### What to work on
List each line holding the string "Write".
=======
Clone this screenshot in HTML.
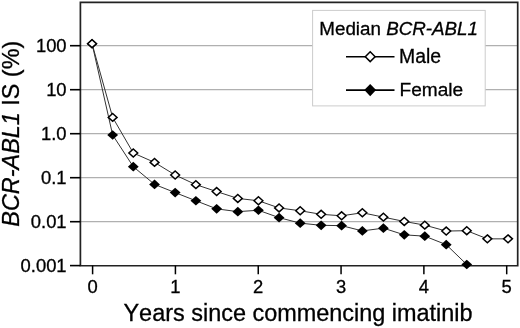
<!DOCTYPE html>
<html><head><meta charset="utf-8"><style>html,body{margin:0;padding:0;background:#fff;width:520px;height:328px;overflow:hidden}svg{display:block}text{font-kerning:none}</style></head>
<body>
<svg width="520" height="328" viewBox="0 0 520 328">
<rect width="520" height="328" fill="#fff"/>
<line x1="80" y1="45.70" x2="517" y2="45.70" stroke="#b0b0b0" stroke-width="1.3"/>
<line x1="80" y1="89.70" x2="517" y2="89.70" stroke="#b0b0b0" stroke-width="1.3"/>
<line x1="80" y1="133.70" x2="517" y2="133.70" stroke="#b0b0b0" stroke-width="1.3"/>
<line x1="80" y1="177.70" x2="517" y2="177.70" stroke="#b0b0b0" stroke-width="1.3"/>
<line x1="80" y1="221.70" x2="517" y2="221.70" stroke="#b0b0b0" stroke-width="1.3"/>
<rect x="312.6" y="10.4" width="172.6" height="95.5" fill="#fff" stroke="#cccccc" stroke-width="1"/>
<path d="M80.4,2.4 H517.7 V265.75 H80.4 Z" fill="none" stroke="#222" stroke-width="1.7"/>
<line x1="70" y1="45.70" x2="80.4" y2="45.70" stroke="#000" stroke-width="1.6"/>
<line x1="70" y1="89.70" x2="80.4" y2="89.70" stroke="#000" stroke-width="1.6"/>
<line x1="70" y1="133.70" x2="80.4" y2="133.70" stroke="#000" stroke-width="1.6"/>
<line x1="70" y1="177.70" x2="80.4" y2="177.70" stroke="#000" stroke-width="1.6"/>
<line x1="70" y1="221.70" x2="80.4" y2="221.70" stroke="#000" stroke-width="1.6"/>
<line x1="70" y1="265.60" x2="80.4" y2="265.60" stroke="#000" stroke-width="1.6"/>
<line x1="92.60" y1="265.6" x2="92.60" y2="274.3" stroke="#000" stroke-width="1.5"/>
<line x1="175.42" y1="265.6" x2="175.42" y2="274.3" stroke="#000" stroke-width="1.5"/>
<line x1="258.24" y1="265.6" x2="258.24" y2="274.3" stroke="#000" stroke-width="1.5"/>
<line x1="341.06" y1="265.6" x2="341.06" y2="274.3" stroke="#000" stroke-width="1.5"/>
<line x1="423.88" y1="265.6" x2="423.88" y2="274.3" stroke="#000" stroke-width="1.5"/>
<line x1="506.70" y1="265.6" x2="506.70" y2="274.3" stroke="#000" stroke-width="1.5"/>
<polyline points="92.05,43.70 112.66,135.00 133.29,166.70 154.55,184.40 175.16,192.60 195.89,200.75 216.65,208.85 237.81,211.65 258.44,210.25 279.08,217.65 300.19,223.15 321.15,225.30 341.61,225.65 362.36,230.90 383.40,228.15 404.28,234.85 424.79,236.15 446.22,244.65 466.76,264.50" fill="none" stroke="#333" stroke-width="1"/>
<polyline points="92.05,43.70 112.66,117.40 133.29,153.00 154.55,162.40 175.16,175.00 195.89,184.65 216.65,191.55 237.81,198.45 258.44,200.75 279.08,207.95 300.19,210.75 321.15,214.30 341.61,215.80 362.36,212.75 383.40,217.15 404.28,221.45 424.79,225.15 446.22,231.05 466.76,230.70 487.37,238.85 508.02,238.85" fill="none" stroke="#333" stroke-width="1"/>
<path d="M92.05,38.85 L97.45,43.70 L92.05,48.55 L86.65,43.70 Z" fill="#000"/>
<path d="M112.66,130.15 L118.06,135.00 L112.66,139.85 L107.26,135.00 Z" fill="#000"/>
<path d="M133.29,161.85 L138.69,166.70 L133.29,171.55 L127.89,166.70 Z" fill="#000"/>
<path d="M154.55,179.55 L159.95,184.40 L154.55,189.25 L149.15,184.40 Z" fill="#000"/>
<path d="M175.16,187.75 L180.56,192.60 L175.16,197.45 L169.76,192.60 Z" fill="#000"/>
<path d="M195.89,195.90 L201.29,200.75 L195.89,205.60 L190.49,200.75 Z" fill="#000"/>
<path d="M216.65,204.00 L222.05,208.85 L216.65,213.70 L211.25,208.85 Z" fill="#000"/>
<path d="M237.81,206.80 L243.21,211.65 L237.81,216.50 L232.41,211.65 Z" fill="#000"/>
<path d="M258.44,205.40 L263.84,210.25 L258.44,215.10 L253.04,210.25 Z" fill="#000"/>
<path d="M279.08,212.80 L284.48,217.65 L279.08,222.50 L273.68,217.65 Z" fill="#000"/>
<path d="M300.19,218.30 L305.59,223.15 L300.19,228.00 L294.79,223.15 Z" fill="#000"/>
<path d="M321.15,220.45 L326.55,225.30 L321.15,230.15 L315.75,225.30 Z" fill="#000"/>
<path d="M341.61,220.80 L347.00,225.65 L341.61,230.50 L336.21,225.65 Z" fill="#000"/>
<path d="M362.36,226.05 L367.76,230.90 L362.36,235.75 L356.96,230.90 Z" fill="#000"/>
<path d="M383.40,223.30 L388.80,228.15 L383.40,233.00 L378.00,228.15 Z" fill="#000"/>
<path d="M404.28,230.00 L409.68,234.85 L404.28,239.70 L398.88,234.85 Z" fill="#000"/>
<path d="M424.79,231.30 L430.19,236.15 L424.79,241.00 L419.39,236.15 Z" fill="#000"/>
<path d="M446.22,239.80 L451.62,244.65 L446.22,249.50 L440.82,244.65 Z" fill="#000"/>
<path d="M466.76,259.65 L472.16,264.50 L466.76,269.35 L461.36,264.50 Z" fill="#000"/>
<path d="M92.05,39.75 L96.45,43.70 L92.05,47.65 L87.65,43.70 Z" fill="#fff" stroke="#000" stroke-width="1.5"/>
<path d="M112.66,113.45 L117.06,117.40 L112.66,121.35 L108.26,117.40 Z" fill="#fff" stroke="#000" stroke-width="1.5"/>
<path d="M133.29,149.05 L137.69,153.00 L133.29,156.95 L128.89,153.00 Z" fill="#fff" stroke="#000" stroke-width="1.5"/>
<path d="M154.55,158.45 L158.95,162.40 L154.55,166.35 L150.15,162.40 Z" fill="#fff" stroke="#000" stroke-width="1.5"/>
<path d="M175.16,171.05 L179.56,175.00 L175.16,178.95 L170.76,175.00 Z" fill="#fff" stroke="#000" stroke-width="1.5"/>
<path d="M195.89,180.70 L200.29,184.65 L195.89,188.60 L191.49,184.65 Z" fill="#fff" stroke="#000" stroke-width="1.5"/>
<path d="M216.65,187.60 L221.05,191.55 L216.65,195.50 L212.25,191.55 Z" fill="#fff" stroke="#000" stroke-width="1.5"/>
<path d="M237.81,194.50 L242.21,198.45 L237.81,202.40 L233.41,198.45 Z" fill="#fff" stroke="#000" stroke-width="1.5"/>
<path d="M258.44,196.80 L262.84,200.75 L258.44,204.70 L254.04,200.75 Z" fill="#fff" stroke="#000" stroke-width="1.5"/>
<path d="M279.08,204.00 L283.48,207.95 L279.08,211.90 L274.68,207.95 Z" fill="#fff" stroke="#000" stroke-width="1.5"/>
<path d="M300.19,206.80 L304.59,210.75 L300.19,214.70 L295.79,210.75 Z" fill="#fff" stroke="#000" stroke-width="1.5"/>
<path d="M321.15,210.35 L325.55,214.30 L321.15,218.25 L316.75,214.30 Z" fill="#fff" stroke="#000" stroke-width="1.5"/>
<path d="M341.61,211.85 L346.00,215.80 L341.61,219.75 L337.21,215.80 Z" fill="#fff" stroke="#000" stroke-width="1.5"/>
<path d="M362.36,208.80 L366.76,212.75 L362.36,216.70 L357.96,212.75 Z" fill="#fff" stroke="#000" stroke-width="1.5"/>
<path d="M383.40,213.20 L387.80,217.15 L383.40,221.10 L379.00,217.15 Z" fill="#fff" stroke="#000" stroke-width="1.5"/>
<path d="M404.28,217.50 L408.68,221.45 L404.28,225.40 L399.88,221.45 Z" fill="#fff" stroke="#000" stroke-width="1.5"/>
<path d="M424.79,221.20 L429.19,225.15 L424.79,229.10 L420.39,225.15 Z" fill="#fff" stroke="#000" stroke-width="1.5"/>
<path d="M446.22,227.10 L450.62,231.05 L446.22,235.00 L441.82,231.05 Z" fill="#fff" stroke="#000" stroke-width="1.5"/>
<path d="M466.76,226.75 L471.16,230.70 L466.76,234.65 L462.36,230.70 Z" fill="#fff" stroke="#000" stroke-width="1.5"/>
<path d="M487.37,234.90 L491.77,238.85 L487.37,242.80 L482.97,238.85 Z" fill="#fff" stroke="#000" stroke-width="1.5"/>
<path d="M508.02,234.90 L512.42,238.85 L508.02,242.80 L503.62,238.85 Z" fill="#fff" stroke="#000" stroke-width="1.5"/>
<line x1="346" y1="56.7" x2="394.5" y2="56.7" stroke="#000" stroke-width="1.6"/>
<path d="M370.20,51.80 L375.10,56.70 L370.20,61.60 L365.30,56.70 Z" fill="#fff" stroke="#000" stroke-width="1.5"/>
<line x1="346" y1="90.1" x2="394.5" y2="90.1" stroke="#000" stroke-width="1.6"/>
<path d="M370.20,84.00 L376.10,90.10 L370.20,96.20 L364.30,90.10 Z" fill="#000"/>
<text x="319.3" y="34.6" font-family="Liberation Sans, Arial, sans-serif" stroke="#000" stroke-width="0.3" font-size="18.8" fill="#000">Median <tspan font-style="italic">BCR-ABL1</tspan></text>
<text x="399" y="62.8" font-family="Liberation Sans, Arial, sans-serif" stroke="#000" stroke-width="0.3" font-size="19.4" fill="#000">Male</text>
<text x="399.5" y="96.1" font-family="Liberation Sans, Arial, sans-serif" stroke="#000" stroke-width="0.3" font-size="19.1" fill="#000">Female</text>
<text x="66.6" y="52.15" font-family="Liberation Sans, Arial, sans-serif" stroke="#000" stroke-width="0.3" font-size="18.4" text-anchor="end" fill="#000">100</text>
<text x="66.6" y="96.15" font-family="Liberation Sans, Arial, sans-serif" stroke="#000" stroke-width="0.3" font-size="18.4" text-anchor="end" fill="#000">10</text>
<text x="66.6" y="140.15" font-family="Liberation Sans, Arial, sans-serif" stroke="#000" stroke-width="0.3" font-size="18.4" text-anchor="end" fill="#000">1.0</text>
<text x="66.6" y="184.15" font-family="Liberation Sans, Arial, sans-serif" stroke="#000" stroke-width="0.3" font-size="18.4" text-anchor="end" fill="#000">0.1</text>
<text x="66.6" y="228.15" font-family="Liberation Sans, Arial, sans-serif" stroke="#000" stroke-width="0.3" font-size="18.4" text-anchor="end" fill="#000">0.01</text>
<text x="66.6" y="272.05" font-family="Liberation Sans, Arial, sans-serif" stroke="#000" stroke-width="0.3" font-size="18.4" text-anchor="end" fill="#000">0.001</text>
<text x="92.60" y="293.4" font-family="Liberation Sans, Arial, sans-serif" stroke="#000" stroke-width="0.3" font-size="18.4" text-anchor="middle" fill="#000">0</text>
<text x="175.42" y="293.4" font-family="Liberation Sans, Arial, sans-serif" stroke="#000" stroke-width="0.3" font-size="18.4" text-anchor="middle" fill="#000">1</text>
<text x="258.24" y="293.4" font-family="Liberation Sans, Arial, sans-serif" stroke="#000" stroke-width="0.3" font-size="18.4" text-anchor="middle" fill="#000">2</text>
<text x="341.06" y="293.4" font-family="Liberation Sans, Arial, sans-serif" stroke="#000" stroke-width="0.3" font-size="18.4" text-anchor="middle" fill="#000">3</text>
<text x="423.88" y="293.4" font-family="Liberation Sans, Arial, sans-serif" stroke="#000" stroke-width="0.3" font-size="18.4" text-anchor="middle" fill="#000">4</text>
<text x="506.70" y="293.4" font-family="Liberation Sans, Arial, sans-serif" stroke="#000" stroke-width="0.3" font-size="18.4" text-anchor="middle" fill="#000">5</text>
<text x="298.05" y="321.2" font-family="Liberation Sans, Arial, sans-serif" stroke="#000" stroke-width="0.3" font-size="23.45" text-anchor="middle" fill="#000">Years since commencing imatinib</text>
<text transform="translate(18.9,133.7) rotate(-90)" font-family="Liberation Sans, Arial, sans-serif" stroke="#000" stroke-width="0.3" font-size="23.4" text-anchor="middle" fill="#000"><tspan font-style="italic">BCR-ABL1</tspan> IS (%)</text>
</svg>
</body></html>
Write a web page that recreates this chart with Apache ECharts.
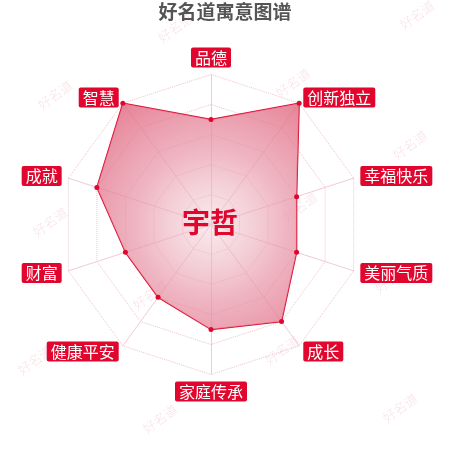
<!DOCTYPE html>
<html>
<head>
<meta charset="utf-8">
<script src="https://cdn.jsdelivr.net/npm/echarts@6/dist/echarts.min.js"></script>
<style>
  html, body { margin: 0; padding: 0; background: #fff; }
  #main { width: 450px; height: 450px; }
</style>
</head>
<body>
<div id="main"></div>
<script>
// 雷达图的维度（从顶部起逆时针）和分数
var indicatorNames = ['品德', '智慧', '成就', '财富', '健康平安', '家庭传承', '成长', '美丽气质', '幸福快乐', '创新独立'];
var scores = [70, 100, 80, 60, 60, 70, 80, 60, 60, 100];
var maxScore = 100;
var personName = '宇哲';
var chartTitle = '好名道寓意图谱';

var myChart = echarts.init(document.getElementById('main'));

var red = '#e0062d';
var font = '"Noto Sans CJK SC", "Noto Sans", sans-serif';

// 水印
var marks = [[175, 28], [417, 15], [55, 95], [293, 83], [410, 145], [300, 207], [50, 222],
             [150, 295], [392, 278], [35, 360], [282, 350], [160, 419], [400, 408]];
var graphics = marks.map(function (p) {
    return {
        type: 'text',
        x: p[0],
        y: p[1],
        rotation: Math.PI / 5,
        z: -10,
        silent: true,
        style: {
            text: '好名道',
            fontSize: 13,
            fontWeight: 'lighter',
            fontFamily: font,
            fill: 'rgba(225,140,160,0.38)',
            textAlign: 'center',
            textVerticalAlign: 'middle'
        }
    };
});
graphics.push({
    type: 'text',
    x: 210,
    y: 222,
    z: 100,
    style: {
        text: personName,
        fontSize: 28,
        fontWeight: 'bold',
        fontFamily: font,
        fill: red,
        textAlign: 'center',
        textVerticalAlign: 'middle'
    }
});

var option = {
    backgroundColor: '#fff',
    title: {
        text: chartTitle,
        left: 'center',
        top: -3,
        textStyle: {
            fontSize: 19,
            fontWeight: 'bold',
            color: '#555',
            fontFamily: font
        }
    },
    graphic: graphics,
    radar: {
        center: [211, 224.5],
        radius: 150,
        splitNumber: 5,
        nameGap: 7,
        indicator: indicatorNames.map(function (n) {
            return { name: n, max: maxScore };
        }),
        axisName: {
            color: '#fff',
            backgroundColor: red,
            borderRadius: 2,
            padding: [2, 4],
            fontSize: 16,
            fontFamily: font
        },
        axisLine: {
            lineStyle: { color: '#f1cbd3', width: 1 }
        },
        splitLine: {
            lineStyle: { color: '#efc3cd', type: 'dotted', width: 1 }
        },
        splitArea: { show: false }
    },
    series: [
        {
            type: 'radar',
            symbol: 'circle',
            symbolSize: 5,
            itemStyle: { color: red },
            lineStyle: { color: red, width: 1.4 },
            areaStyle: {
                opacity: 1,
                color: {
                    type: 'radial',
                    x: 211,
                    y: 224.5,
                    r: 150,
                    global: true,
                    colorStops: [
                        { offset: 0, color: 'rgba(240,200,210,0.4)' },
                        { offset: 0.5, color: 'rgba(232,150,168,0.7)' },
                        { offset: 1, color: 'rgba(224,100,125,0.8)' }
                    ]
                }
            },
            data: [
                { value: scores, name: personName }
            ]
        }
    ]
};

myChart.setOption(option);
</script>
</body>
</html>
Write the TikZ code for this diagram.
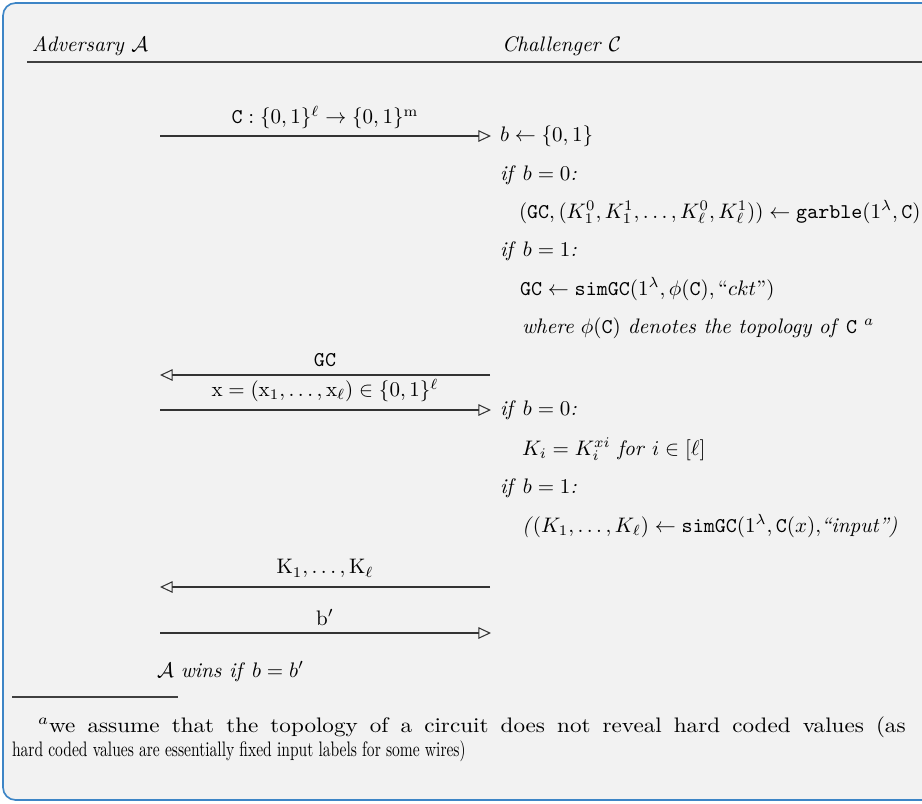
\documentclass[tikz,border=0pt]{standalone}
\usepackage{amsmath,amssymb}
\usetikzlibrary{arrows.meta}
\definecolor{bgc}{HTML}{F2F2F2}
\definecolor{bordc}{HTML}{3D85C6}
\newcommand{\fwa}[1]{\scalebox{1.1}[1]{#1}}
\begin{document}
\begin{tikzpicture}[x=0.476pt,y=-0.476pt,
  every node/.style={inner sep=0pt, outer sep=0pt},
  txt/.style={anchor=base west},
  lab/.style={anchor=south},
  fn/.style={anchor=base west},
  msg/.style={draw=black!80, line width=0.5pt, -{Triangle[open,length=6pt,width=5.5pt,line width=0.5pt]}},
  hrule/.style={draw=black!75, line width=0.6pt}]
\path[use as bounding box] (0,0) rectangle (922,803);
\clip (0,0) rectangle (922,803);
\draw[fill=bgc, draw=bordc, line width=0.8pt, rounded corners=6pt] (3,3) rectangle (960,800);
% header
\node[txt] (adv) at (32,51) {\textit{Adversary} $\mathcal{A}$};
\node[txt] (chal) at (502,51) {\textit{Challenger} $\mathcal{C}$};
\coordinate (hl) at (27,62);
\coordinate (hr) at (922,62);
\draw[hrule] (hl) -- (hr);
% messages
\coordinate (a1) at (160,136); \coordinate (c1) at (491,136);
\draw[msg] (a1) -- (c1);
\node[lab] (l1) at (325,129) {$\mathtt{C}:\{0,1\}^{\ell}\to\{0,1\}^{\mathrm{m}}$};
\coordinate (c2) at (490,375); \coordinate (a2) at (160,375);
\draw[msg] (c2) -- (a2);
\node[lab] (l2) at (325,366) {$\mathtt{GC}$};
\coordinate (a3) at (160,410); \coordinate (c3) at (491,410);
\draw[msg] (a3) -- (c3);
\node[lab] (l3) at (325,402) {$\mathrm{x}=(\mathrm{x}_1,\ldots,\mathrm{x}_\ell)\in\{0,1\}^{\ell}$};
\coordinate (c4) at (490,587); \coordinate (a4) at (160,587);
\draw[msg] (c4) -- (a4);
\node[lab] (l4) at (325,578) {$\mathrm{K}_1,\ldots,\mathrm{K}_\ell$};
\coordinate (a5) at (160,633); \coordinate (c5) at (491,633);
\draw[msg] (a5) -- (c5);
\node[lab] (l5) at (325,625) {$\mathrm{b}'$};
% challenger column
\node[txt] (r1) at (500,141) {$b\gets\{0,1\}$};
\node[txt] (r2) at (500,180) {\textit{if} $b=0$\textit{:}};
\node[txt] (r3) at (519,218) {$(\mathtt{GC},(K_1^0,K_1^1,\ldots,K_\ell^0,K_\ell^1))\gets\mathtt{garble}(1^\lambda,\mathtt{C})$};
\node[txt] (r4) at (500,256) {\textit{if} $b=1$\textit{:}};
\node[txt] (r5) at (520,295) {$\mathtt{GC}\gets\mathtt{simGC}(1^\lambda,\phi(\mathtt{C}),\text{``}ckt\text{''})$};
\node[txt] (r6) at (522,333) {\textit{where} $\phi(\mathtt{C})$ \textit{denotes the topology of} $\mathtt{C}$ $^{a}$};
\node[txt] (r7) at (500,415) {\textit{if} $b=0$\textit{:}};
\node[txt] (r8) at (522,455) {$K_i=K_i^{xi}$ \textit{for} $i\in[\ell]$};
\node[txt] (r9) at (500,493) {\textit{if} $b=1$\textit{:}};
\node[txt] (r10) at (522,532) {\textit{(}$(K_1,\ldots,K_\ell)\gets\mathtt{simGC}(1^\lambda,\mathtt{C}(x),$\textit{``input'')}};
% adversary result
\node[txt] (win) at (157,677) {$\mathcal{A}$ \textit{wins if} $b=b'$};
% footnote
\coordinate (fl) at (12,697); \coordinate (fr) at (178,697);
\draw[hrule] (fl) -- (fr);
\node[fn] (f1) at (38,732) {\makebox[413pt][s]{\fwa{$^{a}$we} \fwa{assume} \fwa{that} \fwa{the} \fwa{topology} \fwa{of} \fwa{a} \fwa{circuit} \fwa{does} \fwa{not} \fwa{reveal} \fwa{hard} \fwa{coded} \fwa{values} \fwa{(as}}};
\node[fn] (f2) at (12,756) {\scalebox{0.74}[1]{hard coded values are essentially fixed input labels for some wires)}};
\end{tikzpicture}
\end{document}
=======
### Output
Write a web page that recreates this chart with Apache ECharts.
Write the TikZ code for this diagram.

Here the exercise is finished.